Member of the Bundestag
- In office 2013–2025

Personal details
- Born: 7 August 1959 Kempen, North Rhine-Westphalia, West Germany (now Germany)
- Died: 9 October 2025 (aged 66)
- Party: SPD
- Alma mater: Berlin University of Applied Sciences and Technology

= Udo Schiefner =

German politician (1959–2025)

Udo Schiefner (7 August 1959 – 9 October 2025) was a German politician of the Social Democratic Party (SPD) who served as a member of the Bundestag from the state of North Rhine-Westphalia from 2013 to 2025.

== Political career ==
Schiefner first became a member of the Bundestag in the 2013 German federal election. He joined the SPD in 1975 and was elected chairman of the SPD Niederrhein in February 2021. In parliament, he was the chair of the Committee on Transport and Digital Infrastructure and a member of the Committee on Petitions.

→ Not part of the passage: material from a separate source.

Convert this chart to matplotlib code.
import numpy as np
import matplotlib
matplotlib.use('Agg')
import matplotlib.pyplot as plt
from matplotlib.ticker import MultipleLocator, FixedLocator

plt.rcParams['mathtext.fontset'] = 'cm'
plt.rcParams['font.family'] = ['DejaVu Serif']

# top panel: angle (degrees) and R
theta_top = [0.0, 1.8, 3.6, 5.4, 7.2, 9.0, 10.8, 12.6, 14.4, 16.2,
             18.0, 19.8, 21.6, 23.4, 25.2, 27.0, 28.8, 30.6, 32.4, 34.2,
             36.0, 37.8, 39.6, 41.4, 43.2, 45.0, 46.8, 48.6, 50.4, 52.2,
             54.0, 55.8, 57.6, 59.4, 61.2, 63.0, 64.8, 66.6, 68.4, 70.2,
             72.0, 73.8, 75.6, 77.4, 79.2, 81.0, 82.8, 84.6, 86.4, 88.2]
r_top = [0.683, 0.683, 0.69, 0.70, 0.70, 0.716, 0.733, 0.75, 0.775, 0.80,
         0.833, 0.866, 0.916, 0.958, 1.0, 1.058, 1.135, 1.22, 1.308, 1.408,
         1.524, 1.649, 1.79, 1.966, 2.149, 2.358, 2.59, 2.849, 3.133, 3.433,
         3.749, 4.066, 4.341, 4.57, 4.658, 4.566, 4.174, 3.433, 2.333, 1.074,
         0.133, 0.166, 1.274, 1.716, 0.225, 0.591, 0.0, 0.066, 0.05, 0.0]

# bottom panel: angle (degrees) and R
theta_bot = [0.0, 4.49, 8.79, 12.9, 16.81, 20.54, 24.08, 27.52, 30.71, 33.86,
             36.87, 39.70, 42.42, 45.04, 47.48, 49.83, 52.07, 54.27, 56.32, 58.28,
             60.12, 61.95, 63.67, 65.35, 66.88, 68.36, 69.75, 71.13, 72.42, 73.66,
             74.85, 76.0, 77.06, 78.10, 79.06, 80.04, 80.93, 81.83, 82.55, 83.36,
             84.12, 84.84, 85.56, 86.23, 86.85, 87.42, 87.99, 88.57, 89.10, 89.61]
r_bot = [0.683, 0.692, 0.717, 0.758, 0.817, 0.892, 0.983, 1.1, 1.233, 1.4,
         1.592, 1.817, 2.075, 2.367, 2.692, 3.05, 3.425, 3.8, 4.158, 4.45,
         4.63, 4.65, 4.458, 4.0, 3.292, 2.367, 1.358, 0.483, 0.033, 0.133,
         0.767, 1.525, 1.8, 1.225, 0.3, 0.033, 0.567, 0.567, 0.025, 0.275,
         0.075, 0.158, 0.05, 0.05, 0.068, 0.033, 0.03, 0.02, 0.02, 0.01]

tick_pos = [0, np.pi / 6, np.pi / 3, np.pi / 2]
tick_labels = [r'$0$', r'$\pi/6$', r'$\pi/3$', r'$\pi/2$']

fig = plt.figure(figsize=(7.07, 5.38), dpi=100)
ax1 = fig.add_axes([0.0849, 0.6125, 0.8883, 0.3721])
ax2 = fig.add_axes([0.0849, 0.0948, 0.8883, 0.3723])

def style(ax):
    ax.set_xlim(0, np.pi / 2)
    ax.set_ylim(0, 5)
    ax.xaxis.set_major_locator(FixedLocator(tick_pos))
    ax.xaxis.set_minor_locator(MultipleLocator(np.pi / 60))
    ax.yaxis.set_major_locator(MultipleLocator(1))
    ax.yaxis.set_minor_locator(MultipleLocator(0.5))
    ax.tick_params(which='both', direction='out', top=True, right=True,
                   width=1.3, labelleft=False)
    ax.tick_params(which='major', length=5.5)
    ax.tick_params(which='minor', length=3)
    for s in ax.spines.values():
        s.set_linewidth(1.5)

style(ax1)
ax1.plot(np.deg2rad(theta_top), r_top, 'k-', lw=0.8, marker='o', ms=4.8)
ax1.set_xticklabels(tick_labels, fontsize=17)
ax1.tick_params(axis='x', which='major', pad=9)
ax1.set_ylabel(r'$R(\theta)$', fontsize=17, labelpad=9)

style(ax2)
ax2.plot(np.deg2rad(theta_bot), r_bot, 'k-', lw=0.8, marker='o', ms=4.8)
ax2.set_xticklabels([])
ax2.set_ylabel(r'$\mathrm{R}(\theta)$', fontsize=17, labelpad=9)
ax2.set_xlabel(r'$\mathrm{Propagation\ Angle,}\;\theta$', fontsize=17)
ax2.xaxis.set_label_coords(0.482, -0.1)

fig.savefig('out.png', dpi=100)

In addition to his committee assignments, Schiefner was part of the German-Dutch Parliamentary Friendship Group from 2022 to 2025.

In July 2024, Schiefner announced that he would not stand in the 2025 federal elections but instead resign from active politics by the end of the parliamentary term.

He also served as a member of the advisory board for Action Medeor.

Schiefner died on 9 October 2025, at the age of 66.